As The Verge reported today, Google sent Microsoft a cease-and-desist letter demanding that Microsoft remove the YouTube app from its Windows Phone Store because Microsoft’s version of the app doesn’t include Google’s ads.
Microsoft has responded today in a statement shared with Marketing Land that says Google hasn’t given Microsoft access to the necessary APIs to include ads and isn’t working together to make the Windows Phone version of the app on par with other versions.
YouTube is consistently one of the top apps downloaded by smartphone users on all platforms, but Google has refused to work with us to develop an app on par with the apps they have created for other platforms. Since we updated the YouTube app to ensure our mutual customers a similar YouTube experience, ratings and feedback have been overwhelmingly positive. We’d be more than happy to include advertising but need Google to provide us access to the necessary APIs.
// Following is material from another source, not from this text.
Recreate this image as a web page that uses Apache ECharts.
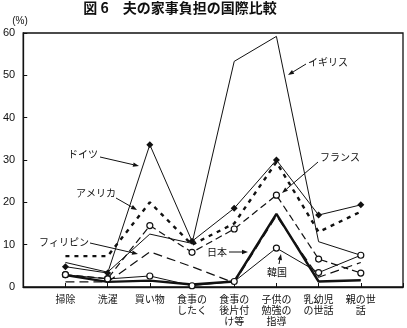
<!DOCTYPE html>
<html><head><meta charset="utf-8">
<script src="https://cdn.jsdelivr.net/npm/echarts@6/dist/echarts.min.js"></script>
<style>html,body{margin:0;padding:0;background:#fff}#c{width:407px;height:328px}</style>
</head><body><div id="c"></div>
<script>
const categories = ['掃除','洗濯','買い物','食事の\nしたく','食事の\n後片付\nけ等','子供の\n勉強の\n指導','乳幼児\nの世話','親の世\n話'];
const yTickLabels = ['0','10','20','30','40','50','60'];
const uk = [5.8, 3.5, 12.5, 10.3, 53.3, 59.2, 10.7, 7.5];
const germany = [4.8, 3.3, 33.6, 10.8, 18.6, 30.0, 17.0, 19.4];
const usa = [7.3, 7.3, 20.0, 10.0, 15.0, 29.5, 13.0, 17.8];
const france = [2.9, 2.0, 14.5, 8.2, 13.7, 21.7, 6.6, 3.3];
const philippines = [1.2, 1.2, 8.3, 4.8, 1.0, 16.8, 2.3, 5.8];
const japan = [2.8, 1.2, 1.5, 0.6, 1.3, 17.3, 1.3, 1.6];
const korea = [2.9, 1.9, 2.6, 0.3, 1.3, 9.2, 3.4, 7.5];

const pad = a => [null, ...a, null];
const ink = '#111';
const chart = echarts.init(document.getElementById('c'), null, {renderer: 'canvas'});

function arrow(x1, y1, x2, y2) {
  const ang = Math.atan2(y2 - y1, x2 - x1), L = 6, W = 2.2;
  const bx = x2 - L * Math.cos(ang), by = y2 - L * Math.sin(ang);
  const px = -Math.sin(ang) * W, py = Math.cos(ang) * W;
  return [
    {type: 'line', shape: {x1, y1, x2: bx, y2: by}, style: {stroke: ink, lineWidth: 1}, z: 10},
    {type: 'polygon', shape: {points: [[x2, y2], [bx + px, by + py], [bx - px, by - py]]}, style: {fill: ink}, z: 10}
  ];
}
function label(text, x, y) {
  return {type: 'text', x, y, style: {text, fill: ink, font: '10px "Noto Sans CJK JP"', textAlign: 'center', textVerticalAlign: 'middle'}, z: 10};
}

const base = {type: 'line', animation: false, symbol: 'none', z: 3};
chart.setOption({
  backgroundColor: '#fff',
  animation: false,
  grid: {left: 22, right: 4, top: 33, bottom: 41, show: true, borderColor: ink, borderWidth: 1.3, backgroundColor: 'transparent'},
  xAxis: {
    type: 'category', boundaryGap: false, data: ['', ...categories, ''],
    axisLine: {lineStyle: {color: ink, width: 1.3}},
    axisTick: {inside: true, length: 4, lineStyle: {color: ink}, alignWithLabel: true},
    axisLabel: {interval: 0, fontSize: 10, lineHeight: 11, margin: 7, color: ink, fontFamily: '"Noto Sans CJK JP"'},
    splitLine: {show: false}
  },
  yAxis: {
    type: 'value', min: 0, max: 60, interval: 10,
    axisLine: {show: true, lineStyle: {color: ink, width: 1.3}},
    axisTick: {show: true, inside: true, length: 4, lineStyle: {color: ink}},
    axisLabel: {fontSize: 11, margin: 8, color: ink, fontFamily: '"Liberation Sans"', formatter: v => yTickLabels[v / 10]},
    splitLine: {show: false}
  },
  series: [
    Object.assign({}, base, {name: 'イギリス', data: pad(uk), lineStyle: {color: ink, width: 1}}),
    Object.assign({}, base, {name: 'ドイツ', data: pad(germany), lineStyle: {color: ink, width: 1}, symbol: 'diamond', symbolSize: 7, itemStyle: {color: ink}}),
    Object.assign({}, base, {name: 'アメリカ', data: pad(usa), lineStyle: {color: ink, width: 2.4, type: [4, 5]}}),
    Object.assign({}, base, {name: 'フランス', data: pad(france), lineStyle: {color: ink, width: 1.2, type: [7, 4]}, symbol: 'circle', symbolSize: 6, itemStyle: {color: '#fff', borderColor: ink, borderWidth: 1.2}, z: 5}),
    Object.assign({}, base, {name: 'フィリピン', data: pad(philippines), lineStyle: {color: ink, width: 1.2, type: [9, 5]}}),
    Object.assign({}, base, {name: '日本', data: pad(japan), lineStyle: {color: ink, width: 2.4}}),
    Object.assign({}, base, {name: '韓国', data: pad(korea), lineStyle: {color: ink, width: 1}, symbol: 'circle', symbolSize: 6, itemStyle: {color: '#fff', borderColor: ink, borderWidth: 1.2}, z: 6})
  ],
  graphic: [
    {type: 'text', x: 180, y: 8, style: {text: '図 6　夫の家事負担の国際比較', fill: ink, font: 'bold 14px "Noto Sans CJK JP"', textAlign: 'center', textVerticalAlign: 'middle'}},
    {type: 'text', x: 20, y: 21, style: {text: '(%)', fill: ink, font: '10px "Liberation Sans"', textAlign: 'center', textVerticalAlign: 'middle'}},
    label('イギリス', 328, 62), ...arrow(306, 64, 288, 75),
    label('ドイツ', 83, 154), ...arrow(100, 157, 139, 166),
    label('アメリカ', 96, 193), ...arrow(116, 198, 137, 210),
    label('フィリピン', 64, 242), ...arrow(90, 243, 138, 254),
    label('フランス', 340, 157), ...arrow(318, 162, 282, 193),
    label('日本', 217, 252), ...arrow(229, 252, 248, 252),
    label('韓国', 277, 272), ...arrow(279, 264, 281, 254)
  ]
});
</script></body></html>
In light of Larry Page’s comments today calling for more interoperability and less negativity, we look forward to solving this matter together for our mutual customers.
The Larry Page reference there is to the Google co-founder’s statements today at the Google I/O conference. Page — as well as other Google speakers — argued that technology shouldn’t be tied to specific platforms; it should just work on any and all platforms and devices. Page also said that technology isn’t “zero-sum,” that companies should “just build great things,” and “being negative isn’t how we make progress.”
More specifically, Page responded to an audience member’s question by saying, “we struggle with people like Microsoft.”
At the moment, the YouTube app is still available in the Windows Phone Store. Google’s letter asked Microsoft to remove it by May 22nd.
Update: YouTube and Microsoft sent the following joint statement to Marketing Land on May 24:
Microsoft and YouTube are working together to update the new YouTube for Windows Phone app to enable compliance with YouTube’s API terms of service, including enabling ads, in the coming weeks. Microsoft will replace the existing YouTube app in Windows Phone Store with the previous version during this time.